Gabriele: Ho hobby molto diversi tra di loro nella mia vita, scrivere, recitare, arbitrare partite di calcio… Quello che però porto avanti con più assiduità è il Lindy Hop.
Maria José: Tante! Adoro danzare, viaggiare, fare dei cappellini all’uncinetto e regalarli alle persone a cui voglio bene, dipingere (male), leggere, cucinare, praticare Yoga, genericamente esplorare tutto ciò che non conosco.

Ascolti altri tipi di musica oltre a quella che suoni? Se sì, quali?

Gioele: Nutro un profondo interesse per molti generi musicali che (purtroppo) non mi capita spesso di suonare: dai jazzisti John Coltrane e Miles Davis, al rock anni ’70, con particolare riferimento agli AC/DC e gli Eagles.
Gabriele: Davvero di tutto, dal Jazz al Pop passando per il Rap (italiano e non), Metal, Funky, musica italiana anni Sessanta.
Maria José: Non ascolto tantissima musica. Trovo che il silenzio sia indispensabile per la creazione. Se non ho il silenzio la musica che suono nasce dal condizionamento, il quale mi impedisce di ascoltarmi davvero. Ma se non fossi una musicista di sicuro ne ascolterei tantissima! Adoro follemente l’opera e naturalmente ascoltare la musica dal vivo! Vado spessissimo a sentire concerti, e mi piace tanto assistere alle jam sessions.
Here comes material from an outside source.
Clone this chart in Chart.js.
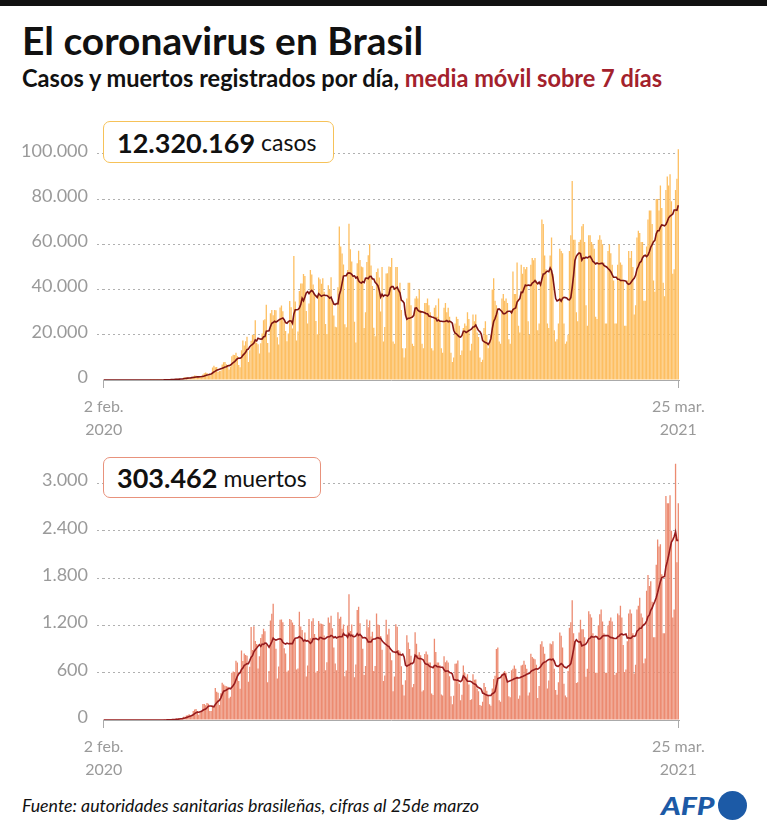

A casa, oltre al silenzio e alla musica che suono, talvolta riecheggiano musiche di altre terre: canti sacri indiani, musica strumentale orientale… Alcune volte ascolto il cantautorato italiano del secolo scorso.

C’è un disco – di qualsiasi genere – che consiglieresti a tutti di ascoltare?

Gioele: L’integrale delle Sonate di Schumann per violino e pianoforte di Martha Argerich e Gidon Kremer, 1986. Un perfetto esempio di come la musica nasca dal silenzio e diventi una vera e propria forma vitale attraverso il suono.
Gabriele: L’integrale delle Suites per violoncello di Bach incise da Jean-Guihen Queyras o Kind of Blue di Miles Davis.
Maria José: Trovo di grande ispirazione il duo Martha Argerich e Gidon Kremer nelle incisioni di Schumann e Prokofiev, anche se in generale mi verrebbe da consigliare prevalentemente registrazioni di concerti dal vivo, solitamente nettamente superiori ai dischi.

Qual è il libro che stai leggendo quest’estate?

Gioele: L’estate è certamente il periodo che sfrutto maggiormente per la lettura, avendo a disposizione più tempo libero. L’ultimo libro che ho finito di leggere qualche giorno fa è La Verità sul Caso Harry Quebert, un intricante giallo di Joel Dicker, edito da La Nave di Teseo.
Gabriele: Training Mentale per il Musicista di Renate Kloppel.
Maria José: Prossimamente suonerò tanta musica di R. Schumann, dunque sto leggendo nuovamente le pagine di diario scritte da lui e Clara raccolte in “Casa Schumann”.